● **INPUT RECORDS**:
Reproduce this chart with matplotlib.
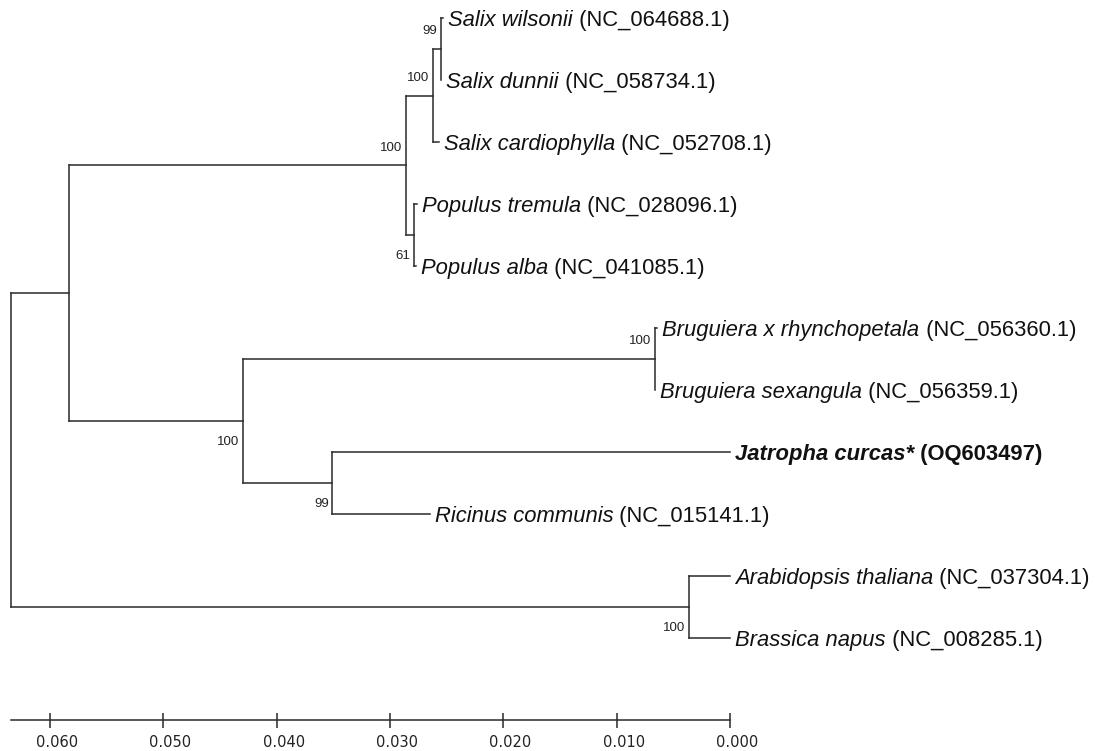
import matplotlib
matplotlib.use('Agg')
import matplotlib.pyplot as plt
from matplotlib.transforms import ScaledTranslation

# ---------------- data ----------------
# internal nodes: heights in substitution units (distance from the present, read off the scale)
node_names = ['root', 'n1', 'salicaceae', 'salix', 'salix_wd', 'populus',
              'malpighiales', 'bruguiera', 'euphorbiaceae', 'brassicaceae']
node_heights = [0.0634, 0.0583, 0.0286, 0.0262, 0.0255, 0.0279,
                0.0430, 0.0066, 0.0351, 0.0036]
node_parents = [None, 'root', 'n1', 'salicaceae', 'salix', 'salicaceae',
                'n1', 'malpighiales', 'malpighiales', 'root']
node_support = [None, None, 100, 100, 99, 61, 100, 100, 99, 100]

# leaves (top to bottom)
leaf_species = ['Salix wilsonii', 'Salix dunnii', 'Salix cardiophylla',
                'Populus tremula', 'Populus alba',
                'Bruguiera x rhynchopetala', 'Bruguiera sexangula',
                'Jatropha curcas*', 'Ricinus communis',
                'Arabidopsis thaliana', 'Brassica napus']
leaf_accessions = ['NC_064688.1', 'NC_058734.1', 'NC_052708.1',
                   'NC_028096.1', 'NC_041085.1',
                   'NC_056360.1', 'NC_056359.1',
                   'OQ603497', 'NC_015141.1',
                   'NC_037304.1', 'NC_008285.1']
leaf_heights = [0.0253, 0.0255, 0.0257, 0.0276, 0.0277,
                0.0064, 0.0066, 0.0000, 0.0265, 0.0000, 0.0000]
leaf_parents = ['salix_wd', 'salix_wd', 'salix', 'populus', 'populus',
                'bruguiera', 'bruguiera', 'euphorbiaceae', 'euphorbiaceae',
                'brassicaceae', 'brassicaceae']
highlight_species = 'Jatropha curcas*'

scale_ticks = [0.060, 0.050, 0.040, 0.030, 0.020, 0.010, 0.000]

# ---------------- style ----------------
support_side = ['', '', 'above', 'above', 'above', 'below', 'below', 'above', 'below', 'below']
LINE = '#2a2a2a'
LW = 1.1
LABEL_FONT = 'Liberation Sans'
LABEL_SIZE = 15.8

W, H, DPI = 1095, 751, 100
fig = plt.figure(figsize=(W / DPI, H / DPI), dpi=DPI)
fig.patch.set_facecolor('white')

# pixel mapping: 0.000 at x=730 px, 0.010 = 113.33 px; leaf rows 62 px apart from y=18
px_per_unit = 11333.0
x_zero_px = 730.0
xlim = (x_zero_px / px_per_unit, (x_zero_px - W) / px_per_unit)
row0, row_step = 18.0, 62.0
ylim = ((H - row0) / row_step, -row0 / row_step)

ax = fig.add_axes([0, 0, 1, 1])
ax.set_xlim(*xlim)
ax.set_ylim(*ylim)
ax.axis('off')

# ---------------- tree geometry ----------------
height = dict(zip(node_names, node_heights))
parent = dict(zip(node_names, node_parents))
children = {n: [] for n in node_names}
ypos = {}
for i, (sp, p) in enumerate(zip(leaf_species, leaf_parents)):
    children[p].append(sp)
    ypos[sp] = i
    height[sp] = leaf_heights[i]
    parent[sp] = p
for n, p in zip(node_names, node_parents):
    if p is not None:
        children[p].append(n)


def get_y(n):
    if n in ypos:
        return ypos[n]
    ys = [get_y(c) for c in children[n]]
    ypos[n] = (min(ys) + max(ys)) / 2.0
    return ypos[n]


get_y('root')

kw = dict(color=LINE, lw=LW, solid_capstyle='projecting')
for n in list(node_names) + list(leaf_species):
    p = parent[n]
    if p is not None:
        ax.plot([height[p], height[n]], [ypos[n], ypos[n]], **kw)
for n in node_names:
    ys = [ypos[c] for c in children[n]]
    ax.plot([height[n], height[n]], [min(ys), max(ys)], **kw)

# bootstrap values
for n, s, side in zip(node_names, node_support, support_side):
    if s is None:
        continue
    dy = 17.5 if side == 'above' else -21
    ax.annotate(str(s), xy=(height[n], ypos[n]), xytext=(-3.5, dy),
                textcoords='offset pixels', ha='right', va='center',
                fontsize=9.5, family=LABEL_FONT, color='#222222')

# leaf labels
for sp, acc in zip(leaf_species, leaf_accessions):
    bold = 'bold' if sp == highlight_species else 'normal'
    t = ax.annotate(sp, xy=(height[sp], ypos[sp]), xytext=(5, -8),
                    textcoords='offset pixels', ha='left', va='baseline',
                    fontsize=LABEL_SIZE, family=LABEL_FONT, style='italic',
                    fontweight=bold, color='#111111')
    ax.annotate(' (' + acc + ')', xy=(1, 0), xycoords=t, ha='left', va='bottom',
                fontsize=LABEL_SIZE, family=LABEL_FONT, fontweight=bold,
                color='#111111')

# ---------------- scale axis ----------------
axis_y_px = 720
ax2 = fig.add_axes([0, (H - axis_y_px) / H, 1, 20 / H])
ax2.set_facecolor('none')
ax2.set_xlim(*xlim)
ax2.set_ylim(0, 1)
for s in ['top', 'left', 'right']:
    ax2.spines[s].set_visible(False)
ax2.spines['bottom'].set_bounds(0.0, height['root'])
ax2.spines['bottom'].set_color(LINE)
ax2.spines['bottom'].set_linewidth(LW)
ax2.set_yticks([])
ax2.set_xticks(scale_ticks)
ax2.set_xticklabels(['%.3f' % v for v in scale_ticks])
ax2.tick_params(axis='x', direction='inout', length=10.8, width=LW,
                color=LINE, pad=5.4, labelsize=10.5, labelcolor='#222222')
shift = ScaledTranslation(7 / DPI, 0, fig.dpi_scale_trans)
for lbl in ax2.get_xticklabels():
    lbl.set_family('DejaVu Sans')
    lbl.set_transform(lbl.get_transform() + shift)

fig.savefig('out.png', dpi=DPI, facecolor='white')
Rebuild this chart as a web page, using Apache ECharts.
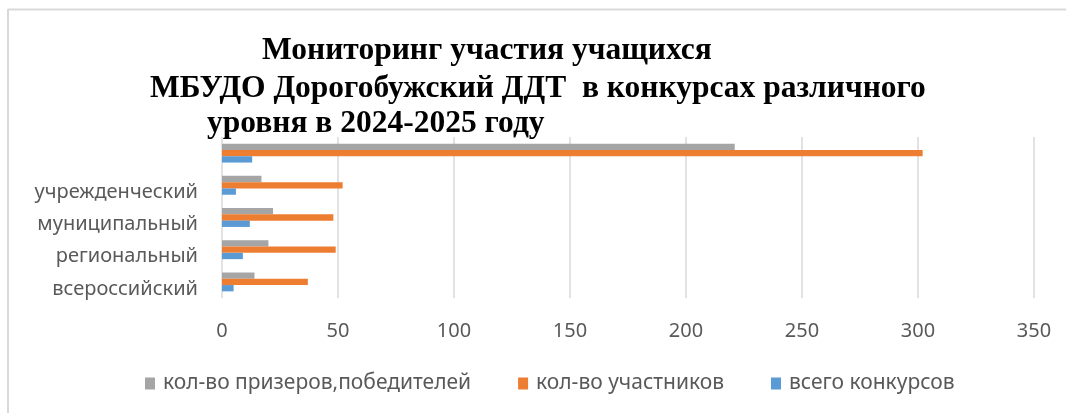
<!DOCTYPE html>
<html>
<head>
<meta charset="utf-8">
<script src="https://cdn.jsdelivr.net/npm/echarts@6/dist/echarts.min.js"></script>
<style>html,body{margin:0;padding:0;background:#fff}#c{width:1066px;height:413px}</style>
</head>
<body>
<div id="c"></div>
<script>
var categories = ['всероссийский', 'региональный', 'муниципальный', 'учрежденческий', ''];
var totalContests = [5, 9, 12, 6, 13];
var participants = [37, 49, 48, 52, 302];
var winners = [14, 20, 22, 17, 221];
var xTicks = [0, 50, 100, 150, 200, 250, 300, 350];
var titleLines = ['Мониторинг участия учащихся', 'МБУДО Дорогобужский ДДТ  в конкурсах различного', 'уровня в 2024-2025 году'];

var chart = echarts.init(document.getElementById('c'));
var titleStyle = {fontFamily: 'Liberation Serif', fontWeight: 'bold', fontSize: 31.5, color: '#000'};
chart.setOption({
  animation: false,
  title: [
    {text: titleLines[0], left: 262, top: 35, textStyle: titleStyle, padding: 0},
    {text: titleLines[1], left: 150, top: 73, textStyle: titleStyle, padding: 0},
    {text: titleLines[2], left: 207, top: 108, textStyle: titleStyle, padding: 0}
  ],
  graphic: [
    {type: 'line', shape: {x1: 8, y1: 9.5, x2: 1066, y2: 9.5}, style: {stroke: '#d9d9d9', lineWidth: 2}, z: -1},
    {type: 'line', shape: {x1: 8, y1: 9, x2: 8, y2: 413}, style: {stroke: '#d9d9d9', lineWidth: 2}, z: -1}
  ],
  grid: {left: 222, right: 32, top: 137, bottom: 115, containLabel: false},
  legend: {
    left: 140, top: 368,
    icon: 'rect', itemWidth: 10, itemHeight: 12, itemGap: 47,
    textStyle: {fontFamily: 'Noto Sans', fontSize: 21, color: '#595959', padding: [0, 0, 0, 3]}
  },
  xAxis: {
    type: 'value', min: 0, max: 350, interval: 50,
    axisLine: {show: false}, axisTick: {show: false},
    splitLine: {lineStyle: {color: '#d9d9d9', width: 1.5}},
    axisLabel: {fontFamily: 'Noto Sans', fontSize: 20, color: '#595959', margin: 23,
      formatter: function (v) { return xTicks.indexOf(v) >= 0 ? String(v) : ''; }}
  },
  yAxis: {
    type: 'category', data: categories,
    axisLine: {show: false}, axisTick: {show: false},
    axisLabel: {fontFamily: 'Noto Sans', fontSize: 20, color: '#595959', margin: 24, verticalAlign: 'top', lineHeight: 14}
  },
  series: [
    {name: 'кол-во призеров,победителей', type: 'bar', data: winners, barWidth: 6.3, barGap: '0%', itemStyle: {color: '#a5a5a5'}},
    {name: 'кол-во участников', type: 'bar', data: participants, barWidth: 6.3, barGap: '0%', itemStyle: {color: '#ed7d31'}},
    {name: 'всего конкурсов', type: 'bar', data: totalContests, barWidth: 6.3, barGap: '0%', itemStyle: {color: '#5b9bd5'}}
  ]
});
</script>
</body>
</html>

--

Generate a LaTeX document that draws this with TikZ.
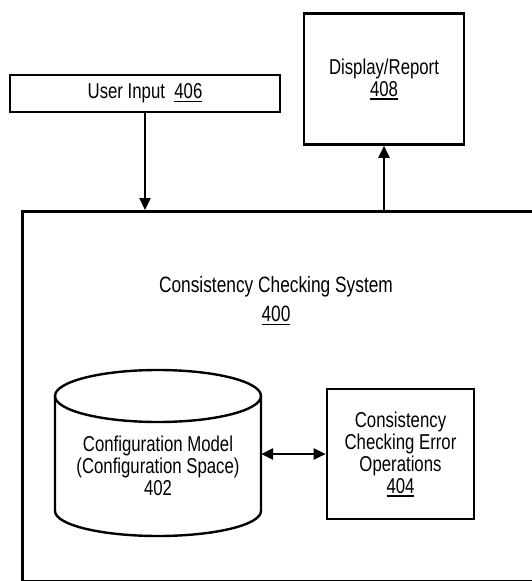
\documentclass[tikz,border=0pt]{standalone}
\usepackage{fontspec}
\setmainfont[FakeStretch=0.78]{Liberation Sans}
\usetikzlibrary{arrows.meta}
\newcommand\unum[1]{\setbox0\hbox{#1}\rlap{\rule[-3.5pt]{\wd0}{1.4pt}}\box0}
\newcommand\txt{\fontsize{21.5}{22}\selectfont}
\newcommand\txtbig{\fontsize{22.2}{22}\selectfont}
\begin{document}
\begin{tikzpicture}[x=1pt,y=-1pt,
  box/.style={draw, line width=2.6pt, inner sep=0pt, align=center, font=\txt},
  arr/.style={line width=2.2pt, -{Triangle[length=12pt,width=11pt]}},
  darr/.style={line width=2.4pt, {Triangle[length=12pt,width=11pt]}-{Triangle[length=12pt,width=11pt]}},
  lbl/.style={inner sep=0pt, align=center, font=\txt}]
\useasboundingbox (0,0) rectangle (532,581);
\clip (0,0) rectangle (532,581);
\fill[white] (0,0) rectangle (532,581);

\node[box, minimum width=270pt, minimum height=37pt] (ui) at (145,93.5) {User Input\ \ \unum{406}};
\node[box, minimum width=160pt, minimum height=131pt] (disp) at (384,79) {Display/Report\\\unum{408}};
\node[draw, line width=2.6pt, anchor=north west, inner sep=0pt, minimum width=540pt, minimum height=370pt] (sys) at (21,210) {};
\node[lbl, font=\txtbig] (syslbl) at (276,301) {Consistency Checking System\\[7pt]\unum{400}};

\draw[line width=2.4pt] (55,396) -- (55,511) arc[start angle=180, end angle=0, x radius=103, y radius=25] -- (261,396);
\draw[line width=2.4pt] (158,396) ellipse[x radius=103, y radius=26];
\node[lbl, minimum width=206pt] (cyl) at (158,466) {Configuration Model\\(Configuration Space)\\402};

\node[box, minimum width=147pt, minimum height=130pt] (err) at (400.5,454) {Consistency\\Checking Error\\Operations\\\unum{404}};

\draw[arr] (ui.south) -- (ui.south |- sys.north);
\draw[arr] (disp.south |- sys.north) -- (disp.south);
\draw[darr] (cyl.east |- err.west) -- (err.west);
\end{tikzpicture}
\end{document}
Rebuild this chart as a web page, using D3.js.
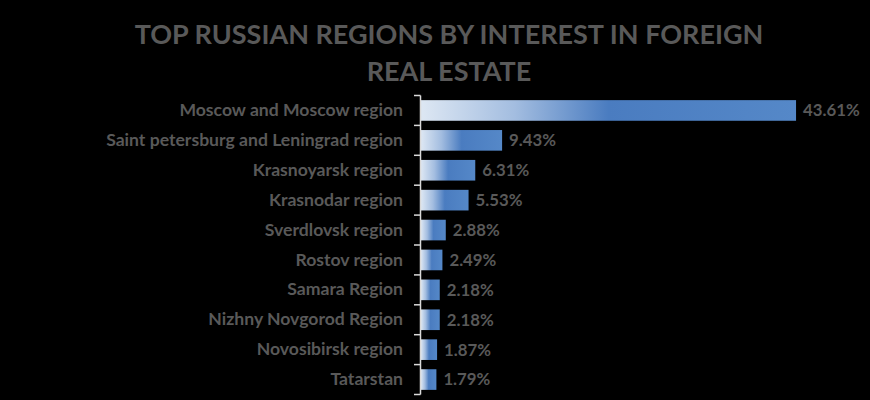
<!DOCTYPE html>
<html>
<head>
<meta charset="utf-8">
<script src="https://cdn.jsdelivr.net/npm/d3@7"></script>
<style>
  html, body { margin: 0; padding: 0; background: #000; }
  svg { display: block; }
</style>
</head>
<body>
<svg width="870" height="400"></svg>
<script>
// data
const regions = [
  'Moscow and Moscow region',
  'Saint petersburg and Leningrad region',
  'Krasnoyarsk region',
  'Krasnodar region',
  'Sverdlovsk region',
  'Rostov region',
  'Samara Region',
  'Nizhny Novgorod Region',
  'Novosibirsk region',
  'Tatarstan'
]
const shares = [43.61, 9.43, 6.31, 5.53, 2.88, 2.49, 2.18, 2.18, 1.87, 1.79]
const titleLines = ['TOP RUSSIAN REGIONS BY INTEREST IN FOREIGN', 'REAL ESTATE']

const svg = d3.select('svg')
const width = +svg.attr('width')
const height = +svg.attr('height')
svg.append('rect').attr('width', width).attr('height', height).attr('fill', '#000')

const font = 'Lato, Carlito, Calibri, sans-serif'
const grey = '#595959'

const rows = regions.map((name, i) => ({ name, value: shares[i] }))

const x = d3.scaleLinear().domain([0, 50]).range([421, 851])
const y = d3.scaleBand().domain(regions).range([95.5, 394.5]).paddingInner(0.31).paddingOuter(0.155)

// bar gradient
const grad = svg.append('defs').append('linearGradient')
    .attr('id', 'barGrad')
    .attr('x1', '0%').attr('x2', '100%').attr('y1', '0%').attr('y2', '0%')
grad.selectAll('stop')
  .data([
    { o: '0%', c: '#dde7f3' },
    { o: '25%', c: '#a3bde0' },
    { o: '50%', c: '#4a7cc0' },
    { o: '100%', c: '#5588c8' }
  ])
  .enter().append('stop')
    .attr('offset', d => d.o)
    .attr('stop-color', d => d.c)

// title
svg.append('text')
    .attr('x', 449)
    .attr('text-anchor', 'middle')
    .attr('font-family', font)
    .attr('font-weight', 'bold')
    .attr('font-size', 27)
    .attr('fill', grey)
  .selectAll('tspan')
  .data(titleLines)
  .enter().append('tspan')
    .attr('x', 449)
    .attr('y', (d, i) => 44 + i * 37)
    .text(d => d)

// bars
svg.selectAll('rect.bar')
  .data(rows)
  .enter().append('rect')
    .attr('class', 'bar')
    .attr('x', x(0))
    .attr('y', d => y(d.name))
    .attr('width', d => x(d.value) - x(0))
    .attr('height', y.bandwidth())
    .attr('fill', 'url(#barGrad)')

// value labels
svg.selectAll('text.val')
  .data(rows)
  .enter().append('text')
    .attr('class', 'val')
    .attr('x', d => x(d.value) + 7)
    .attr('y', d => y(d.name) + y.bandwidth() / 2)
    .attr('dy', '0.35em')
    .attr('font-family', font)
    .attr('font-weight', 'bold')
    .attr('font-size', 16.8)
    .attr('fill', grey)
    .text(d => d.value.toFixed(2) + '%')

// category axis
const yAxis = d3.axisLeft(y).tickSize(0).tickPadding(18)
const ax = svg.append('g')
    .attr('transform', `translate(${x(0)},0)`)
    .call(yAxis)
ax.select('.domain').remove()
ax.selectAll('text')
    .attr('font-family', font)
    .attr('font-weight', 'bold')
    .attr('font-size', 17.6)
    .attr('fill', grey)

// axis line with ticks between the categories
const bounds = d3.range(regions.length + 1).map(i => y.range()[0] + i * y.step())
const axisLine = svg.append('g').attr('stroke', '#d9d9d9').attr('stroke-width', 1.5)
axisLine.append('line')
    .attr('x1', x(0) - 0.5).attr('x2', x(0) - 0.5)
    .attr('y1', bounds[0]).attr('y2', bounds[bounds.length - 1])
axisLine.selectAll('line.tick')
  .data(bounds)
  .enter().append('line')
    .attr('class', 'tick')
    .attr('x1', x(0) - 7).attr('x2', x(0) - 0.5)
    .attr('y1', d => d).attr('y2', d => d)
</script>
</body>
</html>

● **GIVEN EXERCISE**: All lines above starting at the one with "Reproduce this chart with matplotlib." and ending at the one with "from matplotlib.transforms import", inclusive, are to be printed again exactly, with the pictures left out.

● **WORKED ANSWER**:
Reproduce this chart with matplotlib.
import matplotlib
matplotlib.use('Agg')
import matplotlib.pyplot as plt
from matplotlib.transforms import ScaledTranslation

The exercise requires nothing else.